I read back through Martha’s instructions to see “fold wing tips under.”
This proved to be the hardest part of the whole process because apparently I’m so weak I can’t even arm wrestle a dead turkey, but also because the rest of the day went . . . well . . . perfectly.
My parents came over, along with our pastor, Brian; his wife, Carrie; and their two young daughters, Avery and Adi. Carrie brought a pumpkin pie and banana pudding, so we didn’t have to eat my butter-bleeding apple pie. The table looked beautiful, all the food came out on time, the turkey was tender and juicy, and the conversation was fantastic.
Everything went so perfectly I started to annoy myself. How am I supposed to get any writing material out of this?
Or maybe it was my definition of “perfect” that had changed.

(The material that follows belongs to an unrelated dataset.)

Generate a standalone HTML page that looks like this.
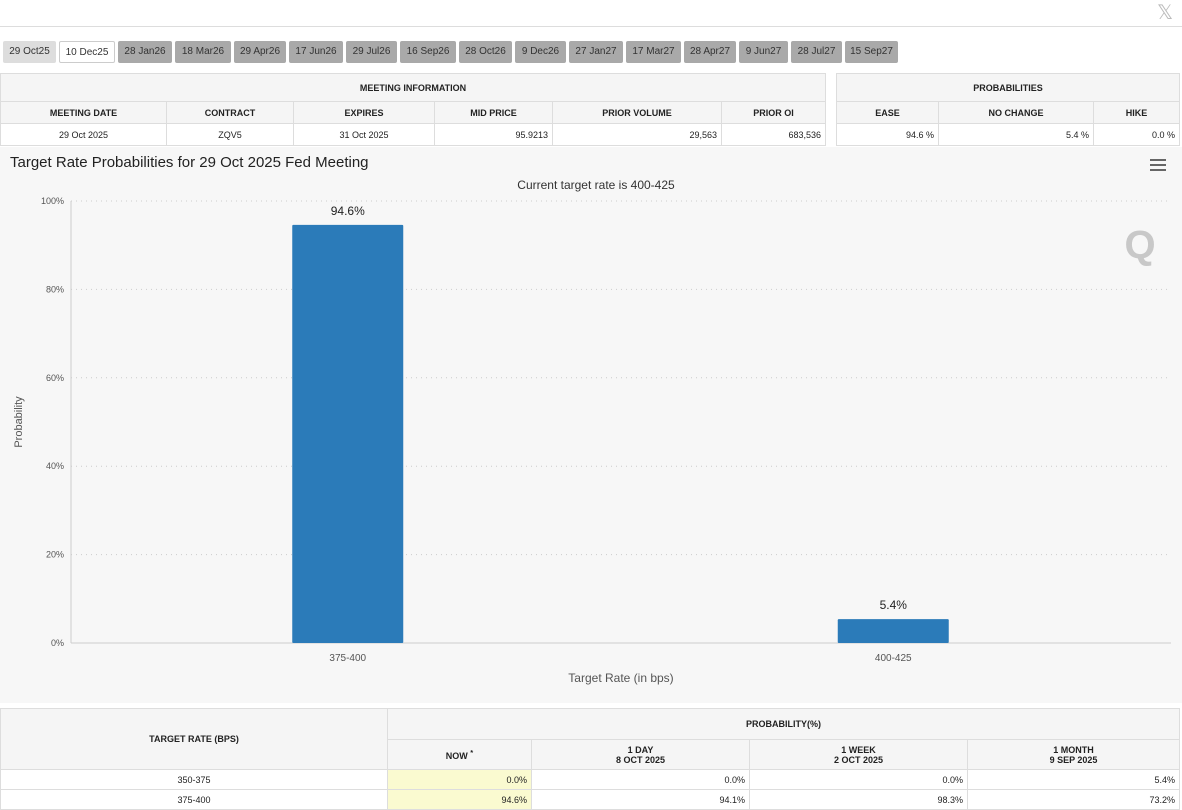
<!DOCTYPE html>
<html><head><meta charset="utf-8"><style>
*{box-sizing:border-box;margin:0;padding:0}
body{width:1182px;height:808px;overflow:hidden;background:#fff;font-family:"Liberation Sans",Arial,sans-serif;position:relative}
.abs{position:absolute}
.tab{position:absolute;top:41px;height:22px;font-size:10px;line-height:22px;text-align:center;background:#a9a9a9;color:#333;border-radius:2px}
table{border-collapse:collapse;position:absolute;font-size:9px;color:#222}
td{border:1px solid #ddd;text-align:center;padding:0 4px}
.h td,td.h{font-weight:bold;background:#f5f5f5}
.r{text-align:right}
.y{background:#fafad0}
</style></head><body>
<div class="abs" style="left:0;top:26px;width:1182px;height:1px;background:#ddd"></div>
<div class="abs" style="left:1157px;top:0;font-size:20px;color:#bbb">𝕏</div>
<div id="tabs"></div>
<table style="left:0;top:73px;width:826px">
<tr class="h" style="height:28px"><td colspan="6">MEETING INFORMATION</td></tr>
<tr class="h" style="height:22px"><td style="width:166px">MEETING DATE</td><td style="width:127px">CONTRACT</td><td style="width:141px">EXPIRES</td><td style="width:118px">MID PRICE</td><td style="width:169px">PRIOR VOLUME</td><td>PRIOR OI</td></tr>
<tr style="height:22px"><td>29 Oct 2025</td><td>ZQV5</td><td>31 Oct 2025</td><td class="r">95.9213</td><td class="r">29,563</td><td class="r">683,536</td></tr>
</table>
<table style="left:836px;top:73px;width:344px">
<tr class="h" style="height:28px"><td colspan="3">PROBABILITIES</td></tr>
<tr class="h" style="height:22px"><td style="width:102px">EASE</td><td style="width:155px">NO CHANGE</td><td>HIKE</td></tr>
<tr style="height:22px"><td class="r">94.6 %</td><td class="r">5.4 %</td><td class="r">0.0 %</td></tr>
</table>
<div class="abs" style="left:0;top:147px;width:1182px;height:556px;background:#f7f7f7"></div>
<svg class="abs" style="left:0;top:0" width="1182" height="808" id="chart">
<text x="10" y="167" font-size="15" fill="#222">Target Rate Probabilities for 29 Oct 2025 Fed Meeting</text>
<text x="596" y="189" font-size="12" fill="#333" text-anchor="middle">Current target rate is 400-425</text>
<g><rect x="1150" y="159" width="16" height="2" fill="#666"/><rect x="1150" y="164" width="16" height="2" fill="#666"/><rect x="1150" y="169" width="16" height="2" fill="#666"/></g>
<text x="1140" y="258" font-size="40" font-weight="bold" fill="#c8c8c8" text-anchor="middle">Q</text>
<text x="22" y="422" font-size="11" fill="#555" transform="rotate(-90 22 422)" text-anchor="middle">Probability</text>
<text x="621" y="682" font-size="12" fill="#555" text-anchor="middle">Target Rate (in bps)</text>
<g id="g"></g>
</svg>
<table style="left:0;top:708px;width:1180px">
<tr style="height:31px"><td class="h" rowspan="2" style="width:387px">TARGET RATE (BPS)</td><td class="h" colspan="4">PROBABILITY(%)</td></tr>
<tr class="h" style="height:30px"><td style="width:144px">NOW <sup>*</sup></td><td style="width:218px">1 DAY<br>8 OCT 2025</td><td style="width:218px">1 WEEK<br>2 OCT 2025</td><td>1 MONTH<br>9 SEP 2025</td></tr>
<tr style="height:20px"><td>350-375</td><td class="r y">0.0%</td><td class="r">0.0%</td><td class="r">0.0%</td><td class="r">5.4%</td></tr>
<tr style="height:20px"><td>375-400</td><td class="r y">94.6%</td><td class="r">94.1%</td><td class="r">98.3%</td><td class="r">73.2%</td></tr>
</table>
<script>
const categories=["375-400","400-425"];
const values=[94.6,5.4];
const yTicks=[0,20,40,60,80,100];
const tabLabels=["29 Oct25","10 Dec25","28 Jan26","18 Mar26","29 Apr26","17 Jun26","29 Jul26","16 Sep26","28 Oct26","9 Dec26","27 Jan27","17 Mar27","28 Apr27","9 Jun27","28 Jul27","15 Sep27"];
const tabX=[3,59,118,175,234,289,346,400,459,515,569,626,684,739,791,845,901];
const tabs=document.getElementById('tabs');
tabLabels.forEach((t,i)=>{const d=document.createElement('div');d.className='tab';d.textContent=t;
d.style.left=tabX[i]+'px';d.style.width=(tabX[i+1]-tabX[i]-3)+'px';
if(i==0)d.style.background='#ddd';if(i==1){d.style.background='#fff';d.style.border='1px solid #ccc';}


tabs.appendChild(d);});
const NS='http://www.w3.org/2000/svg',g=document.getElementById('g');
const x0=71,x1=1171,y0=643,y1=201;
const bx0=75,bx1=1166;
const ys=v=>y0-(v/100)*(y0-y1);
const bw=(bx1-bx0)/categories.length;
function el(tag,a,txt){const e=document.createElementNS(NS,tag);for(const k in a)e.setAttribute(k,a[k]);if(txt!=null)e.textContent=txt;g.appendChild(e);return e;}
yTicks.forEach(t=>{
const l=el('line',{x1:x0,x2:x1,y1:ys(t),y2:ys(t),stroke:'#ccc','stroke-dasharray':t?'1,4':''});


const tx=el('text',{x:64,y:ys(t)+3,'font-size':9,fill:'#555','text-anchor':'end'},t+'%');


});
const ax=el('line',{x1:x0,x2:x0,y1:y1,y2:y0,stroke:'#ccc'});


categories.forEach((c,i)=>{
const cx=bx0+bw*(i+0.5),w=111;
const r=el('rect',{x:cx-w/2,y:ys(values[i]),width:w,height:y0-ys(values[i]),fill:'#2b7bb9',rx:1});


const v=el('text',{x:cx,y:ys(values[i])-10,'font-size':12,fill:'#222','text-anchor':'middle'},values[i].toFixed(1)+'%');


const tl=el('text',{x:cx,y:661,'font-size':10,fill:'#555','text-anchor':'middle'},c);


});
</script>
</body></html>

Somewhere between the chicken soup and the butter-bleeding pie, I’d made peace with the God of pots and pans—not because God wanted to meet me in the kitchen, but because God wanted to meet me everywhere, in all things, big or small. Knowing that God both inhabits and transcends our daily vocations, no matter how glorious or mundane, should be enough to unite all women of faith and end that nasty cycle of judgment we get caught in these days.
Mom and Carrie helped me with the dishes. Brian volunteered to pick apart the carcass. Avery and Adi learned to play “Living on the Edge” on Guitar Hero with Dan and Dad.
Finally, after the company was gone, the dishes done, and the leftovers distributed, I sank into the living room couch with a glass of rosé and offered up a silent toast—to Mary, Martha, and me.